- TASK TO COMPLETE: Reproduce the material below line by line, beginning with its first line and ending with the line that contains "['126', '553', '180', '605', '650', '692', '1404', '1404']"; leave out pictures.

- RAW DATA:
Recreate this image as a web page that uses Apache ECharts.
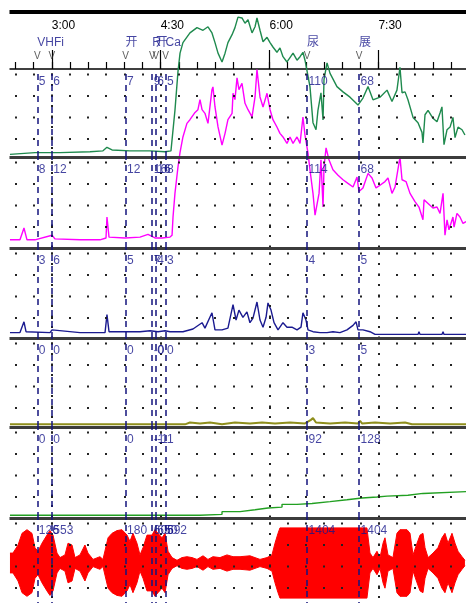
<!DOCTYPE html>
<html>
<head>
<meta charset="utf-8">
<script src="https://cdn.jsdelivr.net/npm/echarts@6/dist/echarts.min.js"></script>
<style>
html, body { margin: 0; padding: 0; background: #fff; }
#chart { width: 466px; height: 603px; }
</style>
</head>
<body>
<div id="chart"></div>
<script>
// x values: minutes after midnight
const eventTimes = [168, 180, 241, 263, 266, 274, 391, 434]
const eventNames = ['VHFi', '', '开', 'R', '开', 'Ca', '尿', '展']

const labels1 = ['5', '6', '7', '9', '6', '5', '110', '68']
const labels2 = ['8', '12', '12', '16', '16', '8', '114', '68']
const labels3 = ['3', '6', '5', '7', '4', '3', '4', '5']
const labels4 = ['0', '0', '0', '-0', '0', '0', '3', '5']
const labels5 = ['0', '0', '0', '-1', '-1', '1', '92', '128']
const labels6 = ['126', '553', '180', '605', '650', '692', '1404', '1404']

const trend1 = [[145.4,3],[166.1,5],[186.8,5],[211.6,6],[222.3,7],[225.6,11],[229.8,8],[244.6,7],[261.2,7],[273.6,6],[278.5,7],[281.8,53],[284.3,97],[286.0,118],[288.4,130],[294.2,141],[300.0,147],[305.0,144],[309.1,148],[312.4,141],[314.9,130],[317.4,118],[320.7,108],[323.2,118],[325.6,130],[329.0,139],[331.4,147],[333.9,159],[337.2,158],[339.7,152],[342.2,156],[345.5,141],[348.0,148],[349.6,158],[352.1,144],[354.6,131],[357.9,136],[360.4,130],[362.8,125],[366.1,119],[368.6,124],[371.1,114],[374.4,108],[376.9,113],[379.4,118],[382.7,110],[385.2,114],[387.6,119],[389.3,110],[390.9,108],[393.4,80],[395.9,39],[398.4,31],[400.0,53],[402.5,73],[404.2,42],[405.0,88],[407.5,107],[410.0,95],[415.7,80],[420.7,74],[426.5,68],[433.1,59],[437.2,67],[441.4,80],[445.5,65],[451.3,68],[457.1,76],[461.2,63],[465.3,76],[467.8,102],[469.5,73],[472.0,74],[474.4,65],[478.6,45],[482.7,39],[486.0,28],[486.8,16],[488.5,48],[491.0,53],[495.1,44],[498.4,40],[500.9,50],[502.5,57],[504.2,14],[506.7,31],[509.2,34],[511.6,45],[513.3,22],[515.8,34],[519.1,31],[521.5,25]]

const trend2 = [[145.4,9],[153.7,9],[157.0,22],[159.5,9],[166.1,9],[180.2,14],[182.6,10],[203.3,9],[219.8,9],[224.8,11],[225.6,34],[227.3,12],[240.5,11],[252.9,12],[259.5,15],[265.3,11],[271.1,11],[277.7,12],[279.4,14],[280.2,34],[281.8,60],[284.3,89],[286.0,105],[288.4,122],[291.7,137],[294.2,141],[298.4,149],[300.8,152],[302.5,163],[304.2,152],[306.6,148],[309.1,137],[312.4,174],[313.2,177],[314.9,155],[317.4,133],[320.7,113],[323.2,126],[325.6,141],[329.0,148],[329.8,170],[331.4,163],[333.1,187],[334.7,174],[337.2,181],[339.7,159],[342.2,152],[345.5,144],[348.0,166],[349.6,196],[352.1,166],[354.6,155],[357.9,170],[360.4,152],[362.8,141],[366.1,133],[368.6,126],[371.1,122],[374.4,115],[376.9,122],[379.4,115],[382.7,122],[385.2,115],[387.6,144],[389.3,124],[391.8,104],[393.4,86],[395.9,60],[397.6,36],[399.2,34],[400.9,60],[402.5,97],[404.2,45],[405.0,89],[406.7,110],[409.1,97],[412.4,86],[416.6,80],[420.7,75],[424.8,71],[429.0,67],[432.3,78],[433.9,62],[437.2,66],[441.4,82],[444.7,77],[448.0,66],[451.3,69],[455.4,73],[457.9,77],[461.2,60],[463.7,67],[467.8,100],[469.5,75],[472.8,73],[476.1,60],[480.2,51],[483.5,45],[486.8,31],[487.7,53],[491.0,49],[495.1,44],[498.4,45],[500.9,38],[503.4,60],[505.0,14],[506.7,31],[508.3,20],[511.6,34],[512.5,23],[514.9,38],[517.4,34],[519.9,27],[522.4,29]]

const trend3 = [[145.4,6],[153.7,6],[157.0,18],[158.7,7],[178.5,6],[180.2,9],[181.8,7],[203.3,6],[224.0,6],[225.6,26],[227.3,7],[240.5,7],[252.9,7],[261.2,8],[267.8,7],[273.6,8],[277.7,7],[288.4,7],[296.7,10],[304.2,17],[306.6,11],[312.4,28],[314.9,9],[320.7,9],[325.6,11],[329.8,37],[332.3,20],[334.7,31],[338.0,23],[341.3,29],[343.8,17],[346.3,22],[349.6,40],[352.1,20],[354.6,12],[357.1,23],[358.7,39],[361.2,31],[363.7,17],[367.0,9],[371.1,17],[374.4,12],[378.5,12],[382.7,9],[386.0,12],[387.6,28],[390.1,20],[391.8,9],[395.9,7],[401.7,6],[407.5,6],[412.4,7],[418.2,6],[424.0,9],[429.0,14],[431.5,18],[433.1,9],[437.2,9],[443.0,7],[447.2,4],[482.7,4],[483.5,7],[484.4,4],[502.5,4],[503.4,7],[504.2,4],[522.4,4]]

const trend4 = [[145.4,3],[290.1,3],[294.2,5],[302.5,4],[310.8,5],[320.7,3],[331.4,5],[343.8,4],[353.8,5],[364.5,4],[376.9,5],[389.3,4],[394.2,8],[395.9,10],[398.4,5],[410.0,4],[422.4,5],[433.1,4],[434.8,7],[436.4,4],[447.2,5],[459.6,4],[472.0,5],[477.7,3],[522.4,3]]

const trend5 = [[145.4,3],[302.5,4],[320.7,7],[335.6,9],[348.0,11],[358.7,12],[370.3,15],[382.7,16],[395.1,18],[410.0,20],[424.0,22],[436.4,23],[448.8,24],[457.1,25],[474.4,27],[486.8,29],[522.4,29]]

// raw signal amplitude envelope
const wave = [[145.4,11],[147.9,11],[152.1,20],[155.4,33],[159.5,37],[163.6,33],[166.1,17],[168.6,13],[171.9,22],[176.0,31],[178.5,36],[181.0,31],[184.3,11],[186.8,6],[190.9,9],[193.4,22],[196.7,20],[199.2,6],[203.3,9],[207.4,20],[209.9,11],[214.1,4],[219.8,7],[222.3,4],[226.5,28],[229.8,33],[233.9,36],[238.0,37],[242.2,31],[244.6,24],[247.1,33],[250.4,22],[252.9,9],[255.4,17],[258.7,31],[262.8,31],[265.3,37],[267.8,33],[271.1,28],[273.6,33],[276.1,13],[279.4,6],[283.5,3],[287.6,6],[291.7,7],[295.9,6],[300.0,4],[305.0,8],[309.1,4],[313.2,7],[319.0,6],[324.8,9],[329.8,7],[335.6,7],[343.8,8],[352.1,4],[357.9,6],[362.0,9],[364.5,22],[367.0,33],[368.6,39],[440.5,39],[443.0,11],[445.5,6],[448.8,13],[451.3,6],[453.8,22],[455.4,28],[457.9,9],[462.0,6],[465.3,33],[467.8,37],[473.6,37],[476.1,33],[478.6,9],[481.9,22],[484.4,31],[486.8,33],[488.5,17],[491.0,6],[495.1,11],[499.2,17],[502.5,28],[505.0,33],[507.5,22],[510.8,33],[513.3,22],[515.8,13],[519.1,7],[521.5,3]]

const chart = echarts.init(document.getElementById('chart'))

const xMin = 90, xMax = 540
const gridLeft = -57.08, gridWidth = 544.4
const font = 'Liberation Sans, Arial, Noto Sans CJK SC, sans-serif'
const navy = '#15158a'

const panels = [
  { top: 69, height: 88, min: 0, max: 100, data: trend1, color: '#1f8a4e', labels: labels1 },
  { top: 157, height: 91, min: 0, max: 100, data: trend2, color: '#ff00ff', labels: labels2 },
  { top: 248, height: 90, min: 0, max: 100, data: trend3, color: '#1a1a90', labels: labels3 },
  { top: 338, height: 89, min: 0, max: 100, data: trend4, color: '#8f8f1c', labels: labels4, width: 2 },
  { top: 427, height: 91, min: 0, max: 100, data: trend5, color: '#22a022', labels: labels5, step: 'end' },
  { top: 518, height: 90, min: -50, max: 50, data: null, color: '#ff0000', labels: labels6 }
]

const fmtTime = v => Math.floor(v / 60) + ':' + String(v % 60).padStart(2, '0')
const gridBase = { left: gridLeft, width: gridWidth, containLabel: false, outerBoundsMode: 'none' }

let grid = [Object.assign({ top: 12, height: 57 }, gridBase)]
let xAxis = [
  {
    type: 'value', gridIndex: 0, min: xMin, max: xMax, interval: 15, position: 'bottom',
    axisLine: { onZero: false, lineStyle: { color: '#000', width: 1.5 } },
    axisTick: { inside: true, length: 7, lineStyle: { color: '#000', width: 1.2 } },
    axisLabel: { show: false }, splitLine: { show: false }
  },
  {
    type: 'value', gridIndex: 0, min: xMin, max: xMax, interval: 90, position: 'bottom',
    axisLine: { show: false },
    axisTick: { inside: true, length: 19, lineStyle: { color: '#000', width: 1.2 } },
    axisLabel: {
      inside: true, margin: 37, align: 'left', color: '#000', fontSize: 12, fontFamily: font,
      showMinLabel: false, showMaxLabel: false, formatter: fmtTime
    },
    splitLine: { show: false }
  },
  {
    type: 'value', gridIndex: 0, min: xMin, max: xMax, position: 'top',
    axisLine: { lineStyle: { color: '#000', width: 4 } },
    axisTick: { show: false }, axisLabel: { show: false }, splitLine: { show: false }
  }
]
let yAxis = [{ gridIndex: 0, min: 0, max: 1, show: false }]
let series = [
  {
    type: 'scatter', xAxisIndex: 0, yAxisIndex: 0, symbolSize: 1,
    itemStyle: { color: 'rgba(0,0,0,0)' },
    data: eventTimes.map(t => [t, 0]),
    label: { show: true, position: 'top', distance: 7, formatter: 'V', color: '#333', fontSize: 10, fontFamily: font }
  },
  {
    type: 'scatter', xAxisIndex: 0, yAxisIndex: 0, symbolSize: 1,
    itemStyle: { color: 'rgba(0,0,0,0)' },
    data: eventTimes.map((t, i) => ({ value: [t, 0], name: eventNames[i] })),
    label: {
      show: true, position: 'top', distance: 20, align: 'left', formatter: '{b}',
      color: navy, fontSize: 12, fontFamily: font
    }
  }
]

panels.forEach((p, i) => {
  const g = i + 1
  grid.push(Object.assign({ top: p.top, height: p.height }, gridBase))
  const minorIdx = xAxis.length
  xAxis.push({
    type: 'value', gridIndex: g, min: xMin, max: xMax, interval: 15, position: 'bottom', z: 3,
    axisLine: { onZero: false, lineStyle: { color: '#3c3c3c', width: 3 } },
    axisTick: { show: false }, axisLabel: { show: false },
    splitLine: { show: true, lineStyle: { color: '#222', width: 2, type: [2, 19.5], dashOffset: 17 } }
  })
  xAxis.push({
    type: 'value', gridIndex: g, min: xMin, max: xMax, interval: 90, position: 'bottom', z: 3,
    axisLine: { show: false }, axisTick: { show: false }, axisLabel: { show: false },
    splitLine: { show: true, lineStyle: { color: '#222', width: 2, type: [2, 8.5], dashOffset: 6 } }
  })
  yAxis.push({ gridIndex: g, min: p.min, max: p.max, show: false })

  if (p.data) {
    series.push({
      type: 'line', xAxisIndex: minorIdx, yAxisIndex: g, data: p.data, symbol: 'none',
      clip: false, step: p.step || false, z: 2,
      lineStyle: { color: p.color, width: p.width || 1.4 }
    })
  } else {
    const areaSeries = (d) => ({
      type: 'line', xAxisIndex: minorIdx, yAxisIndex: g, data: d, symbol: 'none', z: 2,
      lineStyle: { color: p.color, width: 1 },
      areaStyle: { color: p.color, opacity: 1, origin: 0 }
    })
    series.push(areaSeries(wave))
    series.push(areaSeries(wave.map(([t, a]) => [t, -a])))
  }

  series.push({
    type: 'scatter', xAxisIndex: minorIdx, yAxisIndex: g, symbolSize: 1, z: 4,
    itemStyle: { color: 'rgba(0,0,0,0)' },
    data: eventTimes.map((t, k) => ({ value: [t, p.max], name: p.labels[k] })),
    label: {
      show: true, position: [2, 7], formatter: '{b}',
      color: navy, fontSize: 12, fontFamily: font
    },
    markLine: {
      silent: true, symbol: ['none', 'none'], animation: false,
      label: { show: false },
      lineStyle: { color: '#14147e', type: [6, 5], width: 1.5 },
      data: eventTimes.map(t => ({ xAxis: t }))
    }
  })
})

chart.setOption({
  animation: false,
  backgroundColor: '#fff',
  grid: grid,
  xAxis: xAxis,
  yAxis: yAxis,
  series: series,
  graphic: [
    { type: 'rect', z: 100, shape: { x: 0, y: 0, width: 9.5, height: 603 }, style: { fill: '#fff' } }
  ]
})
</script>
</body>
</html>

- RESULT OF THE EXERCISE:
Recreate this image as a web page that uses Apache ECharts.
<!DOCTYPE html>
<html>
<head>
<meta charset="utf-8">
<script src="https://cdn.jsdelivr.net/npm/echarts@6/dist/echarts.min.js"></script>
<style>
html, body { margin: 0; padding: 0; background: #fff; }
#chart { width: 466px; height: 603px; }
</style>
</head>
<body>
<div id="chart"></div>
<script>
// x values: minutes after midnight
const eventTimes = [168, 180, 241, 263, 266, 274, 391, 434]
const eventNames = ['VHFi', '', '开', 'R', '开', 'Ca', '尿', '展']

const labels1 = ['5', '6', '7', '9', '6', '5', '110', '68']
const labels2 = ['8', '12', '12', '16', '16', '8', '114', '68']
const labels3 = ['3', '6', '5', '7', '4', '3', '4', '5']
const labels4 = ['0', '0', '0', '-0', '0', '0', '3', '5']
const labels5 = ['0', '0', '0', '-1', '-1', '1', '92', '128']
const labels6 = ['126', '553', '180', '605', '650', '692', '1404', '1404']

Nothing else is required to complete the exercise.